Principal component analysis (PCA)
SPSS 21.0 version was used to carry out the principle component analysis of groundwater in the study area. The result of PCA shows that more significant water quality parameters to deteriorate the natural characteristics of groundwater. The varimax method was adopted to rotate the parameters in PCA and extraction limitation of the eigen value greater than one (Pande et al., 2019, Paul et al., 2019). In the study region, PCA illustrates four factors responsible for the data structure (Fig.16a and Table.8), with 76.635 % of cumulative variance. Factor 1 comprises of 49.902% of total variance with high loadings for EC, TDS, TH, Ca2+, Mg2+, SO42- and NO3- (Fig.16b). It represents the anthropogenic activities such as disposal of waste from residents, sewage intrusion; chemical synthetic fertilizers used for high crop yield are the major reason for the excess concentration of salt and other ions.
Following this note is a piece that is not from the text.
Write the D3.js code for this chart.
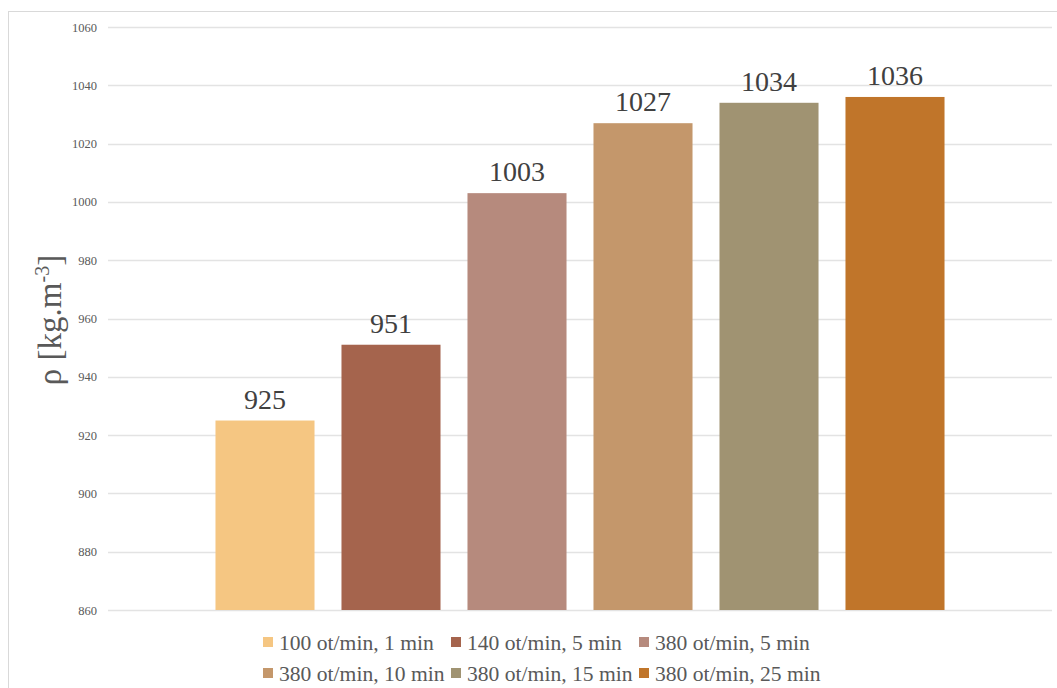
<!DOCTYPE html>
<html lang="en">
<head>
    <meta charset="UTF-8" />
    <title>Density bar chart</title>
    <script src="https://d3js.org/d3.v7.min.js"></script>
    <style>
        body {
            margin: 0;
            background-color: #fff;
        }
        svg text {
            font-family: 'Liberation Serif', 'Times New Roman', serif;
        }
        .tick-label {
            font-size: 12.5px;
            fill: #595959;
        }
        .value-label {
            font-size: 28px;
            fill: #404040;
        }
        .legend-label {
            font-size: 21.6px;
            fill: #595959;
        }
    </style>
</head>
<body>
    <svg id="chart"></svg>

    <script>
        // Data
        const categories = ["100 ot/min, 1 min", "140 ot/min, 5 min", "380 ot/min, 5 min",
                            "380 ot/min, 10 min", "380 ot/min, 15 min", "380 ot/min, 25 min"];
        const values = [925, 951, 1003, 1027, 1034, 1036];
        const colors = ["#f5c682", "#a5644d", "#b68a7d", "#c4976b", "#a09372", "#c0752a"];
        const yTicks = [860, 880, 900, 920, 940, 960, 980, 1000, 1020, 1040, 1060];

        const W = 1057, H = 688;
        const plot = { left: 108, right: 1052, top: 27, bottom: 610 };

        const svg = d3.select("#chart")
            .attr("width", W)
            .attr("height", H);

        // chart area border
        svg.append("rect")
            .attr("x", 8.5)
            .attr("y", 11.5)
            .attr("width", 1200)
            .attr("height", 800)
            .attr("fill", "none")
            .attr("stroke", "#d9d9d9");

        const yScale = d3.scaleLinear()
            .domain([860, 1060])
            .range([plot.bottom, plot.top]);

        const xScale = d3.scaleBand()
            .domain(categories)
            .range([plot.left, plot.right])
            .paddingInner(0.214)
            .paddingOuter(0.853);

        // gridlines
        svg.append("g")
            .selectAll("line")
            .data(yTicks)
            .enter()
            .append("line")
            .attr("x1", plot.left)
            .attr("x2", plot.right)
            .attr("y1", d => Math.round(yScale(d)) + 0.5)
            .attr("y2", d => Math.round(yScale(d)) + 0.5)
            .attr("stroke", "#e3e3e3")
            .attr("stroke-width", 1.3);

        // y axis tick labels
        const yAxis = d3.axisLeft(yScale)
            .tickValues(yTicks)
            .tickFormat(d3.format("d"))
            .tickSize(0)
            .tickPadding(0);
        const yAxisG = svg.append("g")
            .attr("transform", "translate(97,0)")
            .call(yAxis)
            .attr("font-family", null)
            .attr("font-size", null);
        yAxisG.select(".domain").remove();
        yAxisG.selectAll("text")
            .attr("class", "tick-label")
            .attr("fill", null);

        // bars
        svg.append("g")
            .selectAll("rect")
            .data(values)
            .enter()
            .append("rect")
            .attr("x", (d, i) => xScale(categories[i]))
            .attr("y", d => yScale(d))
            .attr("width", xScale.bandwidth())
            .attr("height", d => yScale(860) - yScale(d))
            .attr("fill", (d, i) => colors[i]);

        // value labels
        svg.append("g")
            .selectAll("text")
            .data(values)
            .enter()
            .append("text")
            .attr("class", "value-label")
            .attr("x", (d, i) => xScale(categories[i]) + xScale.bandwidth() / 2)
            .attr("y", d => yScale(d) - 12)
            .attr("text-anchor", "middle")
            .text(d => d);

        // y axis title
        const title = svg.append("text")
            .attr("transform", "translate(61,320) rotate(-90)")
            .attr("text-anchor", "middle")
            .style("font-size", "33px")
            .style("fill", "#595959");
        title.append("tspan").text("ρ [kg.m");
        title.append("tspan")
            .attr("dy", -12)
            .style("font-size", "20px")
            .text("-3");
        title.append("tspan")
            .attr("dy", 12)
            .text("]");

        // legend: 3 columns x 2 rows
        const legend = svg.append("g");
        const colW = 188, rowH = 31;
        const legItems = legend.selectAll("g")
            .data(categories)
            .enter()
            .append("g")
            .attr("transform", (d, i) => `translate(${263 + (i % 3) * colW},${637 + Math.floor(i / 3) * rowH})`);
        legItems.append("rect")
            .attr("width", 10)
            .attr("height", 10)
            .attr("fill", (d, i) => colors[i]);
        legItems.append("text")
            .attr("class", "legend-label")
            .attr("x", 16)
            .attr("y", 13)
            .text(d => d);
    </script>
</body>
</html>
Factor 2 responsible for 9.618% of total variance with high factor loadings for pH, HCO3-, weak positive loadings of EC, TDS, Na+, Mg2+, and SO42-. It shows that the high value of hydrogen ions is due to weathering of parent rock, rock water interaction, and ion exchange process. These are highly influencing factor in the degradation of groundwater quality. Factor 3 comprises a total variance of 8.739% with high factor loadings of K+, CO32- and weak positive loading of HCO3-. It indicates that potassium-rich minerals such as feldspars, calcite, and dolomite weathering are the major reasons. In specifically, farmers are used 15.5% of nitrogen, and 18.8% of calcium content and easily water-soluble fertilizers are widely used in the study area. The impact of these kinds of fertilizers are initially enhanced the growth of the plant in two to three weeks and gets dissolved into water, finally leachates are diluted with the groundwater. In Factor 4, total variance is 8.376% with high loadings factor of sodium and chloride ions. Due to the action of the ion exchange process, rock water interaction and anthropogenic activities are highly affecting the quality of groundwater in the study region (Fig.16c).